BEGIN INFORMATION SUPPLIED
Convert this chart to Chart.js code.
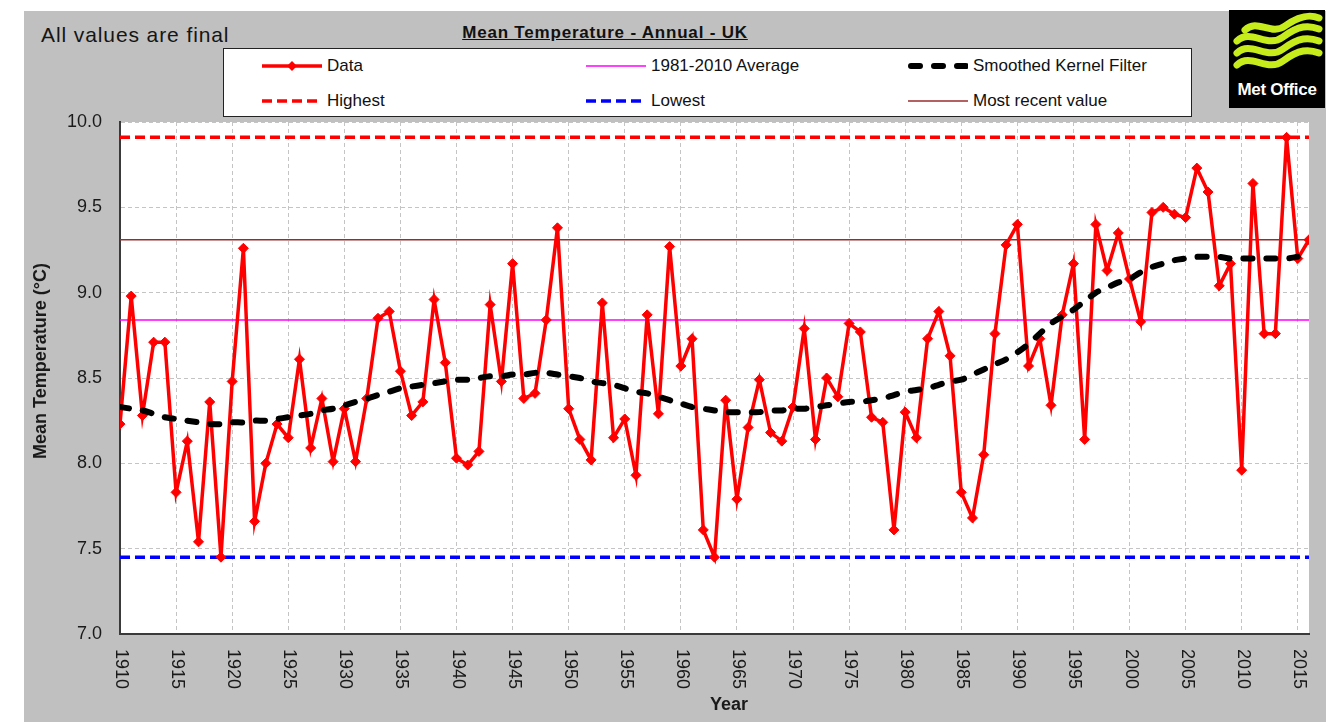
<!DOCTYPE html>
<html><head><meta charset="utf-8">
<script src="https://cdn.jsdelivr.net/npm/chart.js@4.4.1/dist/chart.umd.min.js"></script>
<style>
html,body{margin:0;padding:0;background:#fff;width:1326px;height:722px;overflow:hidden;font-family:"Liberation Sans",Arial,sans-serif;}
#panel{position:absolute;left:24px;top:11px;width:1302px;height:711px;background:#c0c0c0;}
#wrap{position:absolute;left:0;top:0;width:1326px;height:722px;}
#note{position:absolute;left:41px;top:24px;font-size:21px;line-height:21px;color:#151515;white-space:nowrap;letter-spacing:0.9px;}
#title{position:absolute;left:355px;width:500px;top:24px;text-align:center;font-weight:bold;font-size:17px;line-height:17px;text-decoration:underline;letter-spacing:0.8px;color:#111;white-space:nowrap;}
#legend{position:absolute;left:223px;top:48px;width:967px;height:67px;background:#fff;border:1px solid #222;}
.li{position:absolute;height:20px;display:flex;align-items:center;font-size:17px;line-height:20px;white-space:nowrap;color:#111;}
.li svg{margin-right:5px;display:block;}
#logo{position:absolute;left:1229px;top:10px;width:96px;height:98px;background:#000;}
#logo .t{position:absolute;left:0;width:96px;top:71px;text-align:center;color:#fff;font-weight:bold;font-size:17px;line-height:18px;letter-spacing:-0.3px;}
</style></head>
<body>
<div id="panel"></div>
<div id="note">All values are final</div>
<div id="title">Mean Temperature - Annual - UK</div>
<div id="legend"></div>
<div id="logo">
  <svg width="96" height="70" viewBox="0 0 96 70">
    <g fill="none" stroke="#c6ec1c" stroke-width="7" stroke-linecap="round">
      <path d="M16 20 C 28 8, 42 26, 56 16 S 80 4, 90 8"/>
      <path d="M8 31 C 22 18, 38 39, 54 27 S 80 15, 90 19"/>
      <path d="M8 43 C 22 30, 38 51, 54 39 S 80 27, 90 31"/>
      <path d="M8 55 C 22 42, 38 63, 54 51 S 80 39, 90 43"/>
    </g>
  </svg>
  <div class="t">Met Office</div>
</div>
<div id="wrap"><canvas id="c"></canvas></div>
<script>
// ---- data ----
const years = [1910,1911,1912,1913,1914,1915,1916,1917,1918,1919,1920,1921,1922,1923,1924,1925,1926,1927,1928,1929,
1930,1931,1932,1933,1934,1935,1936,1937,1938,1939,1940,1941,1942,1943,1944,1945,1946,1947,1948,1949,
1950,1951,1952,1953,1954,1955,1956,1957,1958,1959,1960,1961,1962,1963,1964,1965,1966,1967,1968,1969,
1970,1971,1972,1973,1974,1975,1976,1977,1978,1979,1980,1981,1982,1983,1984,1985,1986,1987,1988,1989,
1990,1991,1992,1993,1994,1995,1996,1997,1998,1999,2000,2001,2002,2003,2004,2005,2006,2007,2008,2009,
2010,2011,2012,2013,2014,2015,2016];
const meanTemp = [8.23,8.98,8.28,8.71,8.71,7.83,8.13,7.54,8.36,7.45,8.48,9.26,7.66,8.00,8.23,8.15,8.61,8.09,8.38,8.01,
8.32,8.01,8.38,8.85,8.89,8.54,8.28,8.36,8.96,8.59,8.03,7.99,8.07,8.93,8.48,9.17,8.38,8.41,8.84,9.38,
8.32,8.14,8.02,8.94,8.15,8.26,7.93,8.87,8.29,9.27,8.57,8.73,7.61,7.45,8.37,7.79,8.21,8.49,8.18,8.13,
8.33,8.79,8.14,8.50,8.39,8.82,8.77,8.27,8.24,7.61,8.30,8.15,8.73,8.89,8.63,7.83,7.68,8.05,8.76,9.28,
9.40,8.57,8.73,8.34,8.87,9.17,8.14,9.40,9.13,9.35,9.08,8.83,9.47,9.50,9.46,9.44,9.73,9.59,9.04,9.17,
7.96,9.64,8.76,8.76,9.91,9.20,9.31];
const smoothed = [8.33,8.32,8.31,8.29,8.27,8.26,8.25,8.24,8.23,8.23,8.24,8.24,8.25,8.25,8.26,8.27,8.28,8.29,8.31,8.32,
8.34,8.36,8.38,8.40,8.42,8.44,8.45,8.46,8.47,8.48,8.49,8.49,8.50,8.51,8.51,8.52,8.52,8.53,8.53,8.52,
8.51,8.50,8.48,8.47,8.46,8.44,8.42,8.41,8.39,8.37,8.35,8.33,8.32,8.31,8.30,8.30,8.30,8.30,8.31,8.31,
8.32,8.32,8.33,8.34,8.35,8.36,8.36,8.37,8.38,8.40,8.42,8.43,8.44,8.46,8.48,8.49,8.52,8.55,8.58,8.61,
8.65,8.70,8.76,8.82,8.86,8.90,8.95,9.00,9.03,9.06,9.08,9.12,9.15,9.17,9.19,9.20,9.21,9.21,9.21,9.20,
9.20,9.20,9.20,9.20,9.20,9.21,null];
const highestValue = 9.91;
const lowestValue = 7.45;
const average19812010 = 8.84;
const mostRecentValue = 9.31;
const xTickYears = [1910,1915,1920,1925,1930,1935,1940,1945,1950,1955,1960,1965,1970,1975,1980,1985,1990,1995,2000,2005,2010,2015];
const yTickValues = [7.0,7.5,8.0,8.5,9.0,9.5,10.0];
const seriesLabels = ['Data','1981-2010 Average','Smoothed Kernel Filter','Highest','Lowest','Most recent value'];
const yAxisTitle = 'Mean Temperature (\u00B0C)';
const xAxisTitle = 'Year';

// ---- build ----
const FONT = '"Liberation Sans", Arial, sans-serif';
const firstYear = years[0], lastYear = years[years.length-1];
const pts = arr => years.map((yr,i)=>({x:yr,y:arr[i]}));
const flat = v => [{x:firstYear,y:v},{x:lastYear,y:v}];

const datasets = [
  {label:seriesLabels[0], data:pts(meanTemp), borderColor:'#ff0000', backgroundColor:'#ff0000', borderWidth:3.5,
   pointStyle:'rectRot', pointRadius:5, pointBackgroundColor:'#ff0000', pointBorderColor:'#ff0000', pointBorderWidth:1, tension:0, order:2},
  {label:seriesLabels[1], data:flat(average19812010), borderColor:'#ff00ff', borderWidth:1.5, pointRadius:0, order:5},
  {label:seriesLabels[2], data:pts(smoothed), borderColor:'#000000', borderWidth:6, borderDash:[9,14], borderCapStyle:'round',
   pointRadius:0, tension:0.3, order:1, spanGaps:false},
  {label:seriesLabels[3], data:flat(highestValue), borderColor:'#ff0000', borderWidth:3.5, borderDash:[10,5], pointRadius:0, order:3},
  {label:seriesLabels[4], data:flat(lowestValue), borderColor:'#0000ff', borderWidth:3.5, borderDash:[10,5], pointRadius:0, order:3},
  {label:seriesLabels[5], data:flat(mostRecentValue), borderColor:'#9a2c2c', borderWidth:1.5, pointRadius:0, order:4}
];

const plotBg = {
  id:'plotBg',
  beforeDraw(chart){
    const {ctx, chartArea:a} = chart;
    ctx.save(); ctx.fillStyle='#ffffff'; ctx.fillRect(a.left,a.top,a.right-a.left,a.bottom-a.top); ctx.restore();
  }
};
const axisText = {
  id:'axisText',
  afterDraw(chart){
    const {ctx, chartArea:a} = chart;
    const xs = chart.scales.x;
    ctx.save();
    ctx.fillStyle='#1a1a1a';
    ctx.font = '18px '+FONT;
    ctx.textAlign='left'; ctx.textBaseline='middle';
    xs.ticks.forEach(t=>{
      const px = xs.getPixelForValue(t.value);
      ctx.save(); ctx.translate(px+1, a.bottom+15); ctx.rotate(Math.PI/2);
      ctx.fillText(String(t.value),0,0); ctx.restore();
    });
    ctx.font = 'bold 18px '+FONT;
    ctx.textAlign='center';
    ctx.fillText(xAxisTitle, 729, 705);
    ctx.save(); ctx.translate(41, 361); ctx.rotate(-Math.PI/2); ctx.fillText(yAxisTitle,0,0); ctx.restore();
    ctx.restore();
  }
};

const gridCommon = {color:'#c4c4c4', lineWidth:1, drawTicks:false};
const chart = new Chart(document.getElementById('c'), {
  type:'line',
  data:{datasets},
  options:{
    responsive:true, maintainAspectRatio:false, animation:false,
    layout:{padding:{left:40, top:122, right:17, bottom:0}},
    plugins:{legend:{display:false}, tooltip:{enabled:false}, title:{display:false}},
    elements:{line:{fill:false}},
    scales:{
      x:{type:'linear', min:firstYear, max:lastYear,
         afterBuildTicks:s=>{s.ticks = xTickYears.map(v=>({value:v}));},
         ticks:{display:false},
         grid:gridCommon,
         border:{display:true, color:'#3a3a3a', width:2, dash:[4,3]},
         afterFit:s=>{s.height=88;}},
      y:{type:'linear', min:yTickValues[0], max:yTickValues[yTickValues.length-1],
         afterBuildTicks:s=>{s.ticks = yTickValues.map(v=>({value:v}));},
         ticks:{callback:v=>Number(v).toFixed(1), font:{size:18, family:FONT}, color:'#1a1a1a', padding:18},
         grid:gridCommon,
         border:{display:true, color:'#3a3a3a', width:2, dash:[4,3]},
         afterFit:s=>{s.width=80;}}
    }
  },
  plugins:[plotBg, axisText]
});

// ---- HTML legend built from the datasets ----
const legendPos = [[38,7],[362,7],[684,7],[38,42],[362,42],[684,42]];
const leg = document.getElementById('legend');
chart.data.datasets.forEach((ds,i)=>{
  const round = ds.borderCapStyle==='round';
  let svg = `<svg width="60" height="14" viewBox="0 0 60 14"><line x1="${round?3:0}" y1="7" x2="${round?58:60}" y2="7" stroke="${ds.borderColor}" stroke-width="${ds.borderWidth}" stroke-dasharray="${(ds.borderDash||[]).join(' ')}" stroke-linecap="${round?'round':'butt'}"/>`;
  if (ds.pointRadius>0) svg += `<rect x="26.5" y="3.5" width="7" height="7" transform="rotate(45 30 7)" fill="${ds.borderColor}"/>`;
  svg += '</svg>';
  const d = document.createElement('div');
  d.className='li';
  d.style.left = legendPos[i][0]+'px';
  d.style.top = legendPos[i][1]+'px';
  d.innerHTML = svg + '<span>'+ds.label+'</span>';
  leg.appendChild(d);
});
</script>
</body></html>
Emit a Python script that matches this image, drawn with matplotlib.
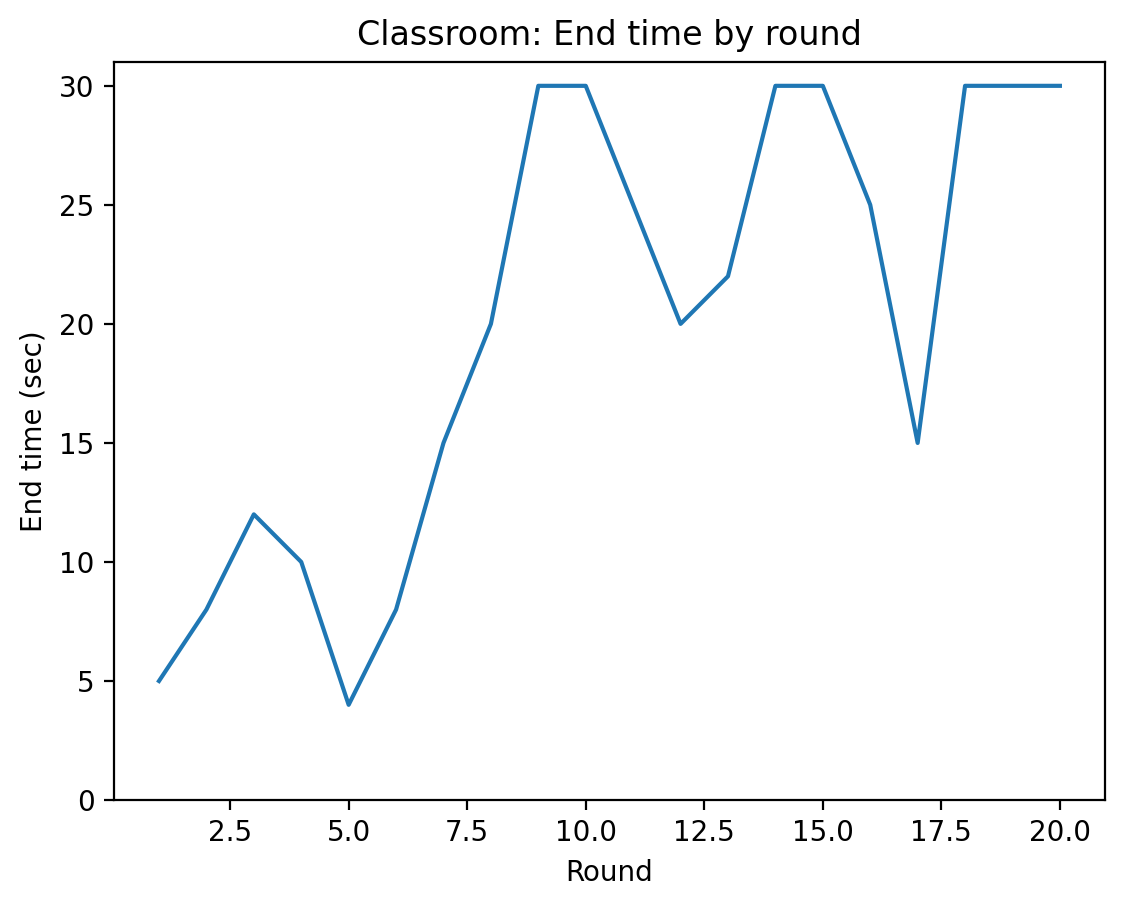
END INFORMATION SUPPLIED
■ **YOUR INSTRUCTIONS**:
Show every line from the entries above in which "chart" appears.

■ **SOLUTION**:
Convert this chart to Chart.js code.
<script src="https://cdn.jsdelivr.net/npm/chart.js@4.4.1/dist/chart.umd.min.js"></script>
  beforeDraw(chart){
    const {ctx, chartArea:a} = chart;
  afterDraw(chart){
    const {ctx, chartArea:a} = chart;
    const xs = chart.scales.x;
const chart = new Chart(document.getElementById('c'), {
chart.data.datasets.forEach((ds,i)=>{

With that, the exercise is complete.